If you work at UW-Oshkosh, or just care about budgeting, I recommend you read this recommendation report from the University Budget Development Committee (On a personal note, this is one point where being a lowly unwashed and untenured assistant professor is devastating to me, this committee would have been so much fun). The committee’s review of the university’s current budgeting model is justly harsh. The model lacks transparency, and nobody seems to understand how or why it looks the way it does. Another thing I frequently tell my students is that ambiguity creates opportunity. Though this can be good in a leadership context, in a budgeting context such ambiguity enables mayhem and corruption. After reading this report it is easy to see the link between some of the recent issues at UW-Oshkosh and the presence of a broken budgeting model.
To be fair, the sorry state of the budgeting model is itself not evidence of anything nefarious. Inertia, muddling through, and objective-drift are all pathologies of large bureaucratic organizations, like universities. The specifics of the current budget model all were likely created to serve some logical function at some point, but spiraled into obsolescence. It would be very easy to simply throw up our collective arms and say the budget model is too complex, but it is reality so we must accept it. So kudos to those who identified the existing model for what it is.
The new model (you can read the draft operating manual here) holds a lot of promise and it premised on the following six goals (quoted from page 3 of the report):
- Establish incentives for innovative activity leading to revenue generation
- Establish incentives to manage scarce resources
- Include mechanisms to encourage inter-unit collaborations
- Improve the operating budget allocation process by presenting financial data in clear, consistent, and transparent formats so the campus community can understand the financial condition of the university
- Improve budgetary understanding to improve budget forecasting and financial planning
- Ensure that colleges/units and central administration each maintain savings and strategic funds to support the college/unit and university mission.
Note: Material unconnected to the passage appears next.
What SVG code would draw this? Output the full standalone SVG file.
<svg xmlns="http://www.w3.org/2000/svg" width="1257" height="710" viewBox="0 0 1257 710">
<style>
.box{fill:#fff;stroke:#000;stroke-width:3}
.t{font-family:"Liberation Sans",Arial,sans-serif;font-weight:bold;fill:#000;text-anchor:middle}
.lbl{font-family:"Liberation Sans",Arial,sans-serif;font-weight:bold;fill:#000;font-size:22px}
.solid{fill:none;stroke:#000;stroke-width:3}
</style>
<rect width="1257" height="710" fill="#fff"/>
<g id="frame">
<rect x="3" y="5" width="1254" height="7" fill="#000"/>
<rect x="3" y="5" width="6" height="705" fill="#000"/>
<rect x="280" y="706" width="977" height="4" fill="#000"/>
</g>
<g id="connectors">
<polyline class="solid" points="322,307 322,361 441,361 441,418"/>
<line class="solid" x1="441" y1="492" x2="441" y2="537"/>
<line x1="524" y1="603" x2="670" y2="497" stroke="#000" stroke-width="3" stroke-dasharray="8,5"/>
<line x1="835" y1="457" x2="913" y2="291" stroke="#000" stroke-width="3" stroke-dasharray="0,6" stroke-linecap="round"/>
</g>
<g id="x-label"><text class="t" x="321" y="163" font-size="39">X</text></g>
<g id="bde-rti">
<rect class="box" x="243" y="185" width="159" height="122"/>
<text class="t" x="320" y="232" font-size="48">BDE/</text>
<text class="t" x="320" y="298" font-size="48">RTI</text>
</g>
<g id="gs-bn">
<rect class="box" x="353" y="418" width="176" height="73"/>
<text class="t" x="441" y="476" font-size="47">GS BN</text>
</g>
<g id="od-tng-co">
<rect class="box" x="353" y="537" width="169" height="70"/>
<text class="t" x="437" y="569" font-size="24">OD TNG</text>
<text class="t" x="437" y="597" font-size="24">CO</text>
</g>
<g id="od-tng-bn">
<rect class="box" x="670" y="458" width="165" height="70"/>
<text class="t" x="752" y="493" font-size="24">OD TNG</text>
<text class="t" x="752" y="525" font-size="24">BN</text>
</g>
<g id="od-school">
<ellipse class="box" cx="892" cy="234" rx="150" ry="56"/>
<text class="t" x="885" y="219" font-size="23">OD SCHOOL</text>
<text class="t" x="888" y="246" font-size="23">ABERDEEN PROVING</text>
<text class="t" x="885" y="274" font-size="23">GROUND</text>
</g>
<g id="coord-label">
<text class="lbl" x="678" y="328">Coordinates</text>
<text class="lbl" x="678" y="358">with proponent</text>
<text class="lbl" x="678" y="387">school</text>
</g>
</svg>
All of these goals are important, but I am drawn to a few themes I see throughout the report. First, is equity. Resource allocation procedures are closely tied to enrollments. Finally normal people (I include myself in that category) should be able to understand why each college and unit gets the resources it does. Second is objectivity. Under the old model decision-making appeared to be mostly relationship- or deal-driven. The transparent allocation of resources should prevent this. Third is transparency and accountability. It will be easy to see where the money is coming from, where it is going, and why. Fourth is incentive alignment. When allocation decisions are arbitrary or indecipherable, it is impossible to ensure incentives at the college and unit level align with the organization’s goals. In fact they often run counter, which helps exactly nobody.
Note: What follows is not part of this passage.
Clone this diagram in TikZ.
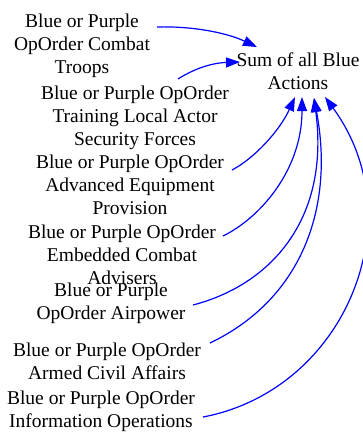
\documentclass[tikz,border=0pt]{standalone}
\usepackage{fontspec}
\setmainfont{Liberation Serif}
\usetikzlibrary{arrows.meta}

\begin{document}
\begin{tikzpicture}[x=1pt,y=-1pt,
  lab/.style={font=\fontsize{19.5}{23}\selectfont,align=center,inner sep=0pt,anchor=center},
  link/.style={blue,line width=1.2pt,-{Triangle[length=14pt,width=10pt]}}]

\useasboundingbox (0,0) rectangle (363,432);

\node[lab] (sum) at (298,71.5) {Sum of all Blue\\Actions};

\node[lab] (P1) at (82,45.5) {Blue or Purple\\OpOrder Combat\\Troops};
\node[lab] (P2) at (135,117.5) {Blue or Purple OpOrder\\Training Local Actor\\Security Forces};
\node[lab] (P3) at (130,184.5) {Blue or Purple OpOrder\\Advanced Equipment\\Provision};
\node[lab] (P4) at (122,255) {Blue or Purple OpOrder\\Embedded Combat\\Advisers};
\node[lab] (P5) at (111,303.5) {Blue or Purple\\OpOrder Airpower};
\node[lab] (P6) at (107,361.5) {Blue or Purple OpOrder\\Armed Civil Affairs};
\node[lab] (P7) at (101,411) {Blue or Purple OpOrder\\Information Operations};

% top two come in from the left
\draw[link] ([shift={(75,-18.5)}]P1.center) .. controls +(33,-1) and +(-32,-15) .. ([shift={(-41,-24.5)}]sum.center);
\draw[link] ([shift={(43,-38.5)}]P2.center) .. controls +(14,-9) and +(-30,1) .. ([shift={(-58,-9.5)}]sum.center);
% the rest come up from below
\draw[link] ([shift={(102,-14.5)}]P3.center) .. controls +(23,-12) and +(-15,33) .. ([shift={(-3,25.5)}]sum.center);
\draw[link] ([shift={(101,-19)}]P4.center) .. controls +(37,-18) and +(0,73) .. ([shift={(4,25.5)}]sum.center);
\draw[link] ([shift={(82,1.5)}]P5.center) .. controls +(77,-20) and +(16,122) .. ([shift={(16,26.5)}]sum.center);
\draw[link] ([shift={(103,-18.5)}]P6.center) .. controls +(90,-43) and +(21,112) .. ([shift={(16,26.5)}]sum.center);
\draw[link] ([shift={(102,6)}]P7.center) .. controls +(142,-27) and +(90,123) .. ([shift={(27,25.5)}]sum.center);
\end{tikzpicture}
\end{document}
So I am excited to see how this new budget model in action. I am excited for the transparency that will allow my little department to make data-driven decisions. And I am excited to teach my students how the whole thing works. I’ll end by saying that no budget model alone will make an organization successful, create a culture that improves outcomes, or address very real financial challenges. It does however create the conditions that allow for improved fiscal management, a healthier culture, and ultimately improved outcomes. This new model is a necessary and appreciate step.